WRITTEN EXERCISE »
Exactly as written, write out the lines below from the first to the one containing "/* ── data ── */", inclusive. Pictures do not belong in the copy.

INFORMATION PROVIDED »
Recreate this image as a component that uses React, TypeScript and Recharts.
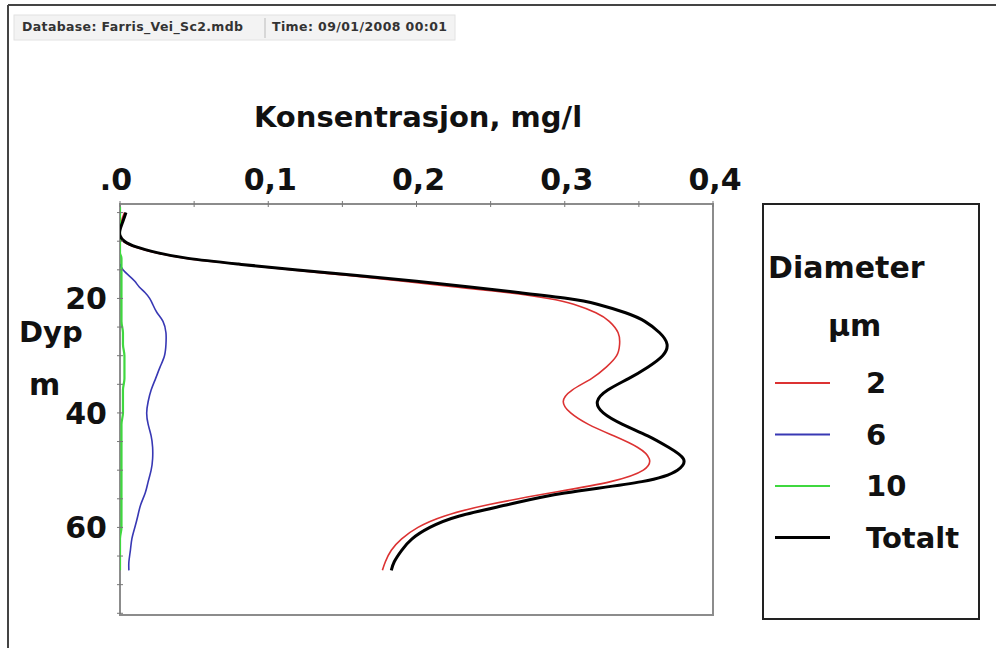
import React from "react";
import {
  LineChart,
  Line,
  XAxis,
  YAxis,
  Legend,
  ReferenceArea,
} from "recharts";

/* ── data ── */

const depth = [
  4, 5, 6.5, 8, 9, 10, 11, 12, 13, 14, 15, 16, 17, 18, 19, 20, 21, 22.5, 24, 26,
  28, 30, 32, 34, 36, 38, 40, 42, 44, 46, 48, 50, 52, 54, 56, 58, 60, 62, 64, 66,
  67.5,
];

// 2 µm
const conc2 = [
  null, 0.003, 0.001, 0.0, 0.0, 0.002, 0.01, 0.024, 0.045, 0.079, 0.115, 0.154,
  0.191, 0.226, 0.262, 0.289, 0.306, 0.321, 0.33, 0.336, 0.337, 0.335, 0.328,
  0.318, 0.305, 0.299, 0.304, 0.316, 0.333, 0.349, 0.357, 0.353, 0.331, 0.29,
  0.249, 0.219, 0.201, 0.19, 0.183, 0.179, 0.177,
];

// 6 µm
const conc6 = [
  null, null, null, null, null, null, null, null, null, 0.0, 0.002, 0.006, 0.01,
  0.013, 0.017, 0.02, 0.022, 0.025, 0.029, 0.031, 0.031, 0.03, 0.027, 0.024,
  0.021, 0.019, 0.018, 0.019, 0.021, 0.022, 0.022, 0.021, 0.019, 0.017, 0.014,
  0.012, 0.01, 0.008, 0.007, 0.006, 0.006,
];

// 10 µm
const conc10 = [
  0.0, 0.0, 0.0, 0.0, 0.0, 0.0, 0.0, 0.0, 0.001, 0.001, 0.001, 0.001, 0.001,
  0.001, 0.001, 0.001, 0.001, 0.001, 0.001, 0.002, 0.002, 0.003, 0.003, 0.003,
  0.002, 0.002, 0.002, 0.001, 0.001, 0.001, 0.001, 0.001, 0.001, 0.001, 0.001,
  0.001, 0.001, 0.0, 0.0, 0.0, 0.0,
];

// Totalt
const concTotal = [
  null, 0.004, 0.002, 0.0, 0.0, 0.003, 0.011, 0.025, 0.046, 0.08, 0.118, 0.16,
  0.2, 0.236, 0.27, 0.302, 0.322, 0.341, 0.354, 0.364, 0.369, 0.366, 0.356,
  0.343, 0.329, 0.322, 0.326, 0.339, 0.356, 0.37, 0.38, 0.376, 0.352, 0.3,
  0.262, 0.229, 0.209, 0.197, 0.19, 0.185, 0.183,
];

const xTicks = [0, 0.05, 0.1, 0.15, 0.2, 0.25, 0.3, 0.35, 0.4];
const xTickLabels: Record<string, string> = {
  "0.00": ".0",
  "0.10": "0,1",
  "0.20": "0,2",
  "0.30": "0,3",
  "0.40": "0,4",
};
const depthTicks = [5, 10, 15, 20, 25, 30, 35, 40, 45, 50, 55, 60, 65, 70, 75];
const depthLabels = [20, 40, 60];

const SERIES = [
  { key: "c2", name: "2", color: "#dc3232", width: 1.6, curve: "natural" },
  { key: "c6", name: "6", color: "#3838b4", width: 1.6, curve: "natural" },
  { key: "c10", name: "10", color: "#3fd83f", width: 2.2, curve: "monotone" },
  { key: "total", name: "Totalt", color: "#000000", width: 3, curve: "natural" },
];

const rows = depth.map((d, i) => ({
  depth: d,
  c2: conc2[i],
  c6: conc6[i],
  c10: conc10[i],
  total: concTotal[i],
}));

const FONT = "'DejaVu Sans', sans-serif";
const TEXT = "#111";

function XTick(props: any) {
  const { x, y, payload } = props;
  const label = xTickLabels[Number(payload.value).toFixed(2)];
  return (
    <g>
      <line x1={x} x2={x} y1={y + 11} y2={y + 17} stroke="#777" />
      {label && (
        <text
          x={label === ".0" ? x - 4 : x + 2}
          y={y}
          textAnchor="middle"
          fontFamily={FONT}
          fontWeight="bold"
          fontSize={30}
          fill={TEXT}
        >
          {label}
        </text>
      )}
    </g>
  );
}

function YTick(props: any) {
  const { x, y, payload } = props;
  const show = depthLabels.includes(payload.value);
  return (
    <g>
      <line x1={x + 10} x2={x + 16} y1={y} y2={y} stroke="#777" />
      {show && (
        <text
          x={x}
          y={y}
          dy="0.36em"
          textAnchor="end"
          fontFamily={FONT}
          fontWeight="bold"
          fontSize={30}
          fill={TEXT}
        >
          {payload.value}
        </text>
      )}
    </g>
  );
}

function LegendBox(props: any) {
  const items = [...(props.payload ?? [])].sort(
    (a: any, b: any) =>
      SERIES.findIndex((s) => s.name === a.value) -
      SERIES.findIndex((s) => s.name === b.value)
  );
  return (
    <svg width={218} height={417} style={{ display: "block" }}>
      <rect x={1} y={1} width={216} height={415} fill="#fff" stroke="#222" strokeWidth={2} />
      <text x={6} y={75} fontFamily={FONT} fontWeight="bold" fontSize={30} fill={TEXT}>
        Diameter
      </text>
      <text x={66} y={133} fontFamily={FONT} fontWeight="bold" fontSize={30} fill={TEXT}>
        µm
      </text>
      {items.map((it: any, i: number) => (
        <g key={it.value}>
          <line
            x1={13}
            x2={68}
            y1={180 + i * 51.5}
            y2={180 + i * 51.5}
            stroke={it.color}
            strokeWidth={it.value === "Totalt" ? 3 : 2}
          />
          <text
            x={104}
            y={190 + i * 51.5}
            fontFamily={FONT}
            fontWeight="bold"
            fontSize={29}
            fill={TEXT}
          >
            {it.value}
          </text>
        </g>
      ))}
    </svg>
  );
}

export default function App() {
  return (
    <div
      style={{
        position: "absolute",
        left: 0,
        top: 0,
        width: 996,
        height: 648,
        background: "#fff",
        overflow: "hidden",
      }}
    >
      <svg
        width={996}
        height={648}
        style={{ position: "absolute", left: 0, top: 0 }}
      >
        <line x1={8} x2={996} y1={5} y2={5} stroke="#444" strokeWidth={2} />
        <line x1={8} x2={8} y1={5} y2={648} stroke="#444" strokeWidth={2} />
        <rect x={14} y={15} width={441} height={25} fill="#f3f3f3" stroke="#e2e2e2" />
        <line x1={265} x2={265} y1={18} y2={38} stroke="#bbb" />
        <text x={22} y={31} fontFamily={FONT} fontWeight="bold" fontSize={12.5} fill="#333" textLength={221}>
          Database: Farris_Vei_Sc2.mdb
        </text>
        <text x={272} y={31} fontFamily={FONT} fontWeight="bold" fontSize={12.5} fill="#333" textLength={175}>
          Time: 09/01/2008 00:01
        </text>
        <text x={418} y={127} textAnchor="middle" fontFamily={FONT} fontWeight="bold" fontSize={29} fill={TEXT}>
          Konsentrasjon, mg/l
        </text>
        <text x={19} y={342} fontFamily={FONT} fontWeight="bold" fontSize={29} fill={TEXT}>
          Dyp
        </text>
        <text x={29} y={395} fontFamily={FONT} fontWeight="bold" fontSize={30} fill={TEXT}>
          m
        </text>
      </svg>
      <div style={{ position: "absolute", left: 0, top: 0 }}>
        <LineChart
          width={996}
          height={648}
          data={rows}
          layout="vertical"
          margin={{ top: 174, left: 60, right: 283, bottom: 33 }}
        >
          <XAxis
            type="number"
            orientation="top"
            domain={[0, 0.4]}
            ticks={xTicks}
            height={30}
            axisLine={false}
            tickLine={false}
            tickSize={0}
            tickMargin={14}
            tick={<XTick />}
            allowDataOverflow
          />
          <YAxis
            type="number"
            dataKey="depth"
            domain={[3.5, 75.3]}
            ticks={depthTicks}
            width={60}
            axisLine={false}
            tickLine={false}
            tickSize={0}
            tickMargin={13}
            tick={<YTick />}
            allowDataOverflow
          />
          <ReferenceArea
            x1={0}
            x2={0.4}
            y1={3.5}
            y2={75.3}
            fill="none"
            fillOpacity={0}
            stroke="#8c8c8c"
            strokeWidth={2}
            ifOverflow="visible"
          />
          {SERIES.map((s) => (
            <Line
              key={s.key}
              dataKey={s.key}
              name={s.name}
              type={s.curve as any}
              stroke={s.color}
              strokeWidth={s.width}
              dot={false}
              activeDot={false}
              isAnimationActive={false}
            />
          ))}
          <Legend
            layout="vertical"
            align="center"
            verticalAlign="middle"
            content={<LegendBox />}
            wrapperStyle={{
              position: "absolute",
              left: 762,
              top: 203,
              width: 218,
              height: 417,
              margin: 0,
            }}
          />
        </LineChart>
      </div>
    </div>
  );
}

COMPLETED EXERCISE »
Recreate this image as a component that uses React, TypeScript and Recharts.
import React from "react";
import {
  LineChart,
  Line,
  XAxis,
  YAxis,
  Legend,
  ReferenceArea,
} from "recharts";

/* ── data ── */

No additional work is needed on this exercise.